Senior Russian ministers have dismissed Maskhadov’s overtures. Defence minister Sergei Ivanov said that the only Russian official he should be talking to was a prosecutor, while prime minister Mikhail Kasyanov said on July 4 that “the only solution to the Chechen crisis lies in a normalization of the situation, not in negotiations”. He was repeating the standard Moscow policy towards Chechnya - continued fighting against the rebels and no negotiations.
However, there are growing doubts as to whether the Kremlin will stick to its position. One straw in the wind was the appointment on July 12 of Abdul-Khakim Sultygov as President Putin’s special representative on human rights for Chechnya. Sultygov, a Chechen, was until recently director of the little known Avtorkhanov Institute in Moscow and worked in the Russian parliament’s Chechnya committee. He is well known for his pro-Russian views and had never made any comments hostile to Moscow.
But since his appointment, Sultygov has publicly denounced human rights abuses by federal soldiers in Chechnya and called for them to be investigated. Those who know Sultygov say that his remarks must have been sanctioned by his boss, President Putin.
Sultygov was appointed ahead of other more prominent candidates, such as Vladimir Zorin, who has taken part in negotiations in Chechnya in the past and Nikolai Koshman, a former Chechen prime minister. However, in this case Zorin’s and Koshman’s close contacts with the military appear to have counted against them.
“We can’t allow the military to feel that they are victors,” a former high-ranking presidential official told IWPR.
In 1996, the rebels were able to use negotiations to regain Chechnya. This time of course would be different.
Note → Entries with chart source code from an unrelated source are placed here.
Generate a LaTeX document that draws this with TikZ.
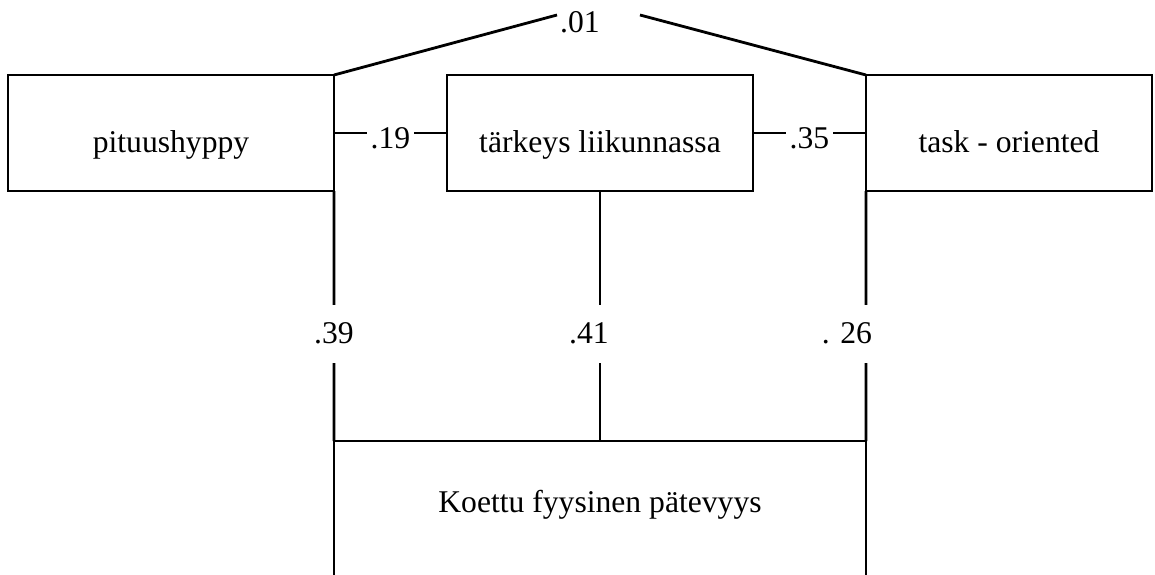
\documentclass[tikz,border=0pt]{standalone}
\usepackage{fontspec}
\setmainfont{Liberation Serif}
\usepackage{tikz}

\begin{document}
\begin{tikzpicture}[line width=.8pt,font=\fontsize{9}{11}\selectfont,
  box/.style={draw,rectangle,outer sep=0pt,minimum height=1.16cm,text height=12pt,text depth=1pt},
  lbl/.style={fill=white,inner sep=1pt}]
\useasboundingbox (0,0) rectangle (11.55,5.74);

\node[box,minimum width=3.26cm](v1) at (1.71,4.41) {pituushyppy};
\node[box,minimum width=3.06cm](v2) at (6.00,4.41) {tärkeys liikunnassa};
\node[box,minimum width=2.86cm](v3) at (10.09,4.41) {task - oriented};
\node[outer sep=0pt,minimum width=5.32cm,minimum height=1.28cm,anchor=north](v4) at (6.00,1.33) {Koettu fyysinen pätevyys};
% open box at the bottom
\draw ([yshift=-3mm]v4.south west) -- (v4.north west) -- (v4.north east) -- ([yshift=-3mm]v4.south east);

% correlation on top
\node(c01) at (5.80,5.52) {.01};
\coordinate (l01) at (5.57,5.59);
\coordinate (r01) at (6.40,5.59);
\draw (v1.north east) -- (l01);
\draw (r01) -- (v3.north west);

\draw (v1) edge node[lbl,yshift=-.5mm]{.19} (v2);
\draw (v2) edge node[lbl,yshift=-.5mm]{.35} (v3);

\draw (v1.south east) edge node[lbl,pos=.57,minimum height=.58cm]{.39} (v4.north west);
\draw (v2.south) edge node[lbl,pos=.57,minimum height=.58cm,xshift=-1.1mm]{.41} (v4.north);
\draw (v3.south west) edge node[lbl,pos=.57,minimum height=.58cm,xshift=-1.9mm]{. 26} (v4.north east);
\end{tikzpicture}
\end{document}
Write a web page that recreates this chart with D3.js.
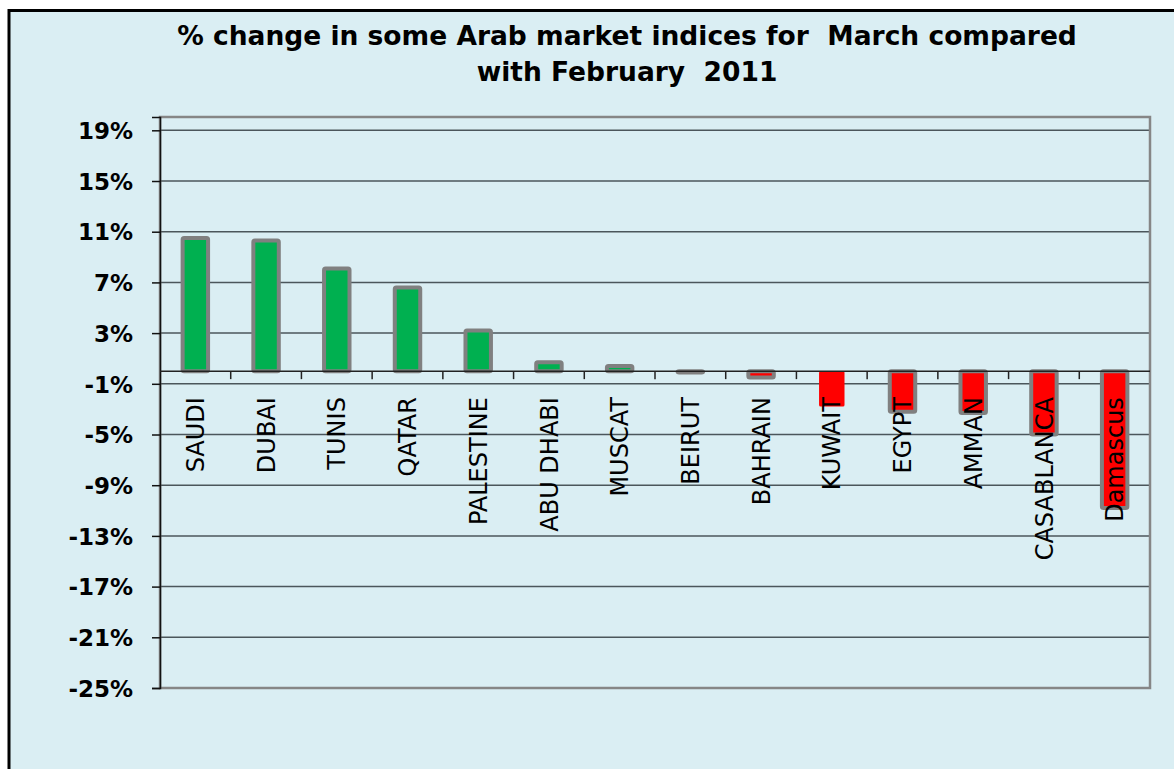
<!DOCTYPE html>
<html>
<head>
<meta charset="utf-8">
<script src="https://cdn.jsdelivr.net/npm/d3@7"></script>
<style>
  body { margin: 0; background: #fff; }
  svg { display: block; }
  .ylab text { font-family: "DejaVu Sans", sans-serif; font-weight: bold; font-size: 23px; fill: #000; }
  .xlab text { font-family: "DejaVu Sans", sans-serif; font-size: 24px; fill: #000; }
  .title { font-family: "DejaVu Sans", sans-serif; font-weight: bold; font-size: 26.5px; fill: #000; }
</style>
</head>
<body>
<div class="chart"></div>
<script>
var markets = ["SAUDI", "DUBAI", "TUNIS", "QATAR", "PALESTINE", "ABU DHABI", "MUSCAT",
  "BEIRUT", "BAHRAIN", "KUWAIT", "EGYPT", "AMMAN", "CASABLANCA", "Damascus"];
var changes = [10.5, 10.3, 8.1, 6.6, 3.2, 0.7, 0.4, -0.1, -0.5, -2.8, -3.2, -3.3, -5.0, -10.8];
var yTicks = [19, 15, 11, 7, 3, -1, -5, -9, -13, -17, -21, -25];
var titleLines = ["% change in some Arab market indices for  March compared", "with February  2011"];

document.addEventListener('DOMContentLoaded', function (event) {
  var W = 1174, H = 769;
  var plot = {left: 160, right: 1150, top: 117, bottom: 688};

  var svg = d3.select('div.chart').append('svg')
      .attr('width', W)
      .attr('height', H);

  // chart frame
  svg.append('rect')
    .attr('x', 9).attr('y', 10.5)
    .attr('width', W + 10).attr('height', H + 10)
    .attr('fill', '#daeef3')
    .attr('stroke', '#000')
    .attr('stroke-width', 3);

  // title
  svg.append('text')
    .attr('class', 'title')
    .attr('text-anchor', 'middle')
    .selectAll('tspan')
    .data(titleLines)
    .enter()
    .append('tspan')
    .attr('x', 627)
    .attr('y', function (d, i) { return 45 + i * 36; })
    .style('white-space', 'pre')
    .text(function (d) { return d; });

  var yScale = d3.scaleLinear()
      .domain([-25, 20.05])
      .range([plot.bottom, plot.top]);

  var xScale = d3.scaleBand()
      .domain(markets)
      .range([plot.left, plot.right])
      .paddingInner(0.64)
      .paddingOuter(0.32);

  // gridlines
  svg.append('g')
    .selectAll('line')
    .data(yTicks)
    .enter()
    .append('line')
    .attr('x1', plot.left).attr('x2', plot.right)
    .attr('y1', function (d) { return yScale(d); })
    .attr('y2', function (d) { return yScale(d); })
    .attr('stroke', '#4b565b')
    .attr('stroke-width', 1.5);

  // plot area border
  svg.append('rect')
    .attr('x', plot.left).attr('y', plot.top)
    .attr('width', plot.right - plot.left)
    .attr('height', plot.bottom - plot.top)
    .attr('fill', 'none')
    .attr('stroke', '#868686')
    .attr('stroke-width', 2.5);

  // y axis
  var yAxis = d3.axisLeft(yScale)
      .tickValues(yTicks)
      .tickSize(8)
      .tickPadding(19)
      .tickFormat(function (d) { return d + '%'; });
  var yAxis_g = svg.append('g')
      .attr('class', 'ylab')
      .attr('transform', 'translate(' + plot.left + ',0)')
      .call(yAxis);
  yAxis_g.select('.domain').attr('stroke', '#111').attr('stroke-width', 1.5);
  yAxis_g.selectAll('.tick line').attr('stroke', '#111').attr('stroke-width', 1.5);
  yAxis_g.selectAll('text').attr('dy', '0.36em');

  // bars
  var data = markets.map(function (m, i) { return {item: m, value: changes[i]}; });
  svg.selectAll('rect.bar')
    .data(data)
    .enter()
    .append('rect')
    .attr('class', 'bar')
    .attr('x', function (d) { return xScale(d.item); })
    .attr('width', xScale.bandwidth())
    .attr('y', function (d) { return yScale(Math.max(0, d.value)); })
    .attr('height', function (d) { return Math.abs(yScale(d.value) - yScale(0)); })
    .attr('rx', 1.5)
    .attr('fill', function (d) { return d.value >= 0 ? '#00b050' : '#ff0000'; })
    .attr('stroke', function (d) { return d.item === 'KUWAIT' ? 'none' : '#808080'; })
    .attr('stroke-width', 4)
    .attr('stroke-linejoin', 'round');

  // zero axis with ticks between categories
  var y0 = yScale(0);
  svg.append('line')
    .attr('x1', plot.left).attr('x2', plot.right)
    .attr('y1', y0).attr('y2', y0)
    .attr('stroke', '#222')
    .attr('stroke-width', 1.5);
  var gap = (xScale.step() - xScale.bandwidth()) / 2;
  svg.append('g')
    .selectAll('line')
    .data(markets.slice(1))
    .enter()
    .append('line')
    .attr('x1', function (d) { return xScale(d) - gap; })
    .attr('x2', function (d) { return xScale(d) - gap; })
    .attr('y1', y0).attr('y2', y0 + 8)
    .attr('stroke', '#222')
    .attr('stroke-width', 1.5);

  // category labels
  var xAxis = d3.axisBottom(xScale).tickSize(0);
  var xAxis_g = svg.append('g')
      .attr('class', 'xlab')
      .attr('transform', 'translate(0,' + y0 + ')')
      .call(xAxis);
  xAxis_g.select('.domain').remove();
  xAxis_g.selectAll('text')
    .attr('transform', 'rotate(-90)')
    .attr('x', -26)
    .attr('y', 0)
    .attr('dy', '0.36em')
    .style('text-anchor', 'end');
});
</script>
</body>
</html>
If they take place, their main topic will be the conditions under which fighters can return to a peaceful life.
However, the Kremlin is in no hurry. Well-informed sources stress that realistically negotiations can be expected only nearer the Russian parliamentary elections, which will take place at the end of next year. Three months after that, in the spring of 2004, will come the next presidential elections.
It is difficult to forecast what the situation will be in 2004 in Russia. But the sources say that Putin well understands what a powerful weapon Chechnya could be in the hands of his opponents, if the conflict is not settled before then – just as Boris Yeltsin discovered in 1996.
But for a peace settlement to work, the president needs to take personal control of the negotiating process and bypass the military, which opposes peace talks. The next step may be the appointment of a special presidential negotiating representative.
Before this happens, the Kremlin will want certain other conditions to be in place. First of all, they want to strengthen local Chechen security forces, so that they can fight the most radical groups of fighters, who will not agree to lay down their arms. Then they want to create a law-and-order environment under which returning fighters pose no threat.
So Moscow may first try to approve a new constitution for Chechnya, which reinforces its secular, pro-Russian status. And they may want to wait for another winter to pass.
“I have the impression that the federal authorities do not have a plan, but they’ve decided to wait and see how the fighters survive the winter,” Khasbulatov told this correspondent in an interview. “I know that people in government are saying in the corridors that Chechen policy has reached a dead end, but I do not have any information from the Kremlin.”
Finally, if negotiations do resume, it seems unlikely that Maskhadov himself will take part. He is still on a Russian list of wanted men. But Moscow has at least embarked, albeit cautiously, on what could be the beginning of a political process.
Sanobar Shermatova is a correspondent with Moscow News.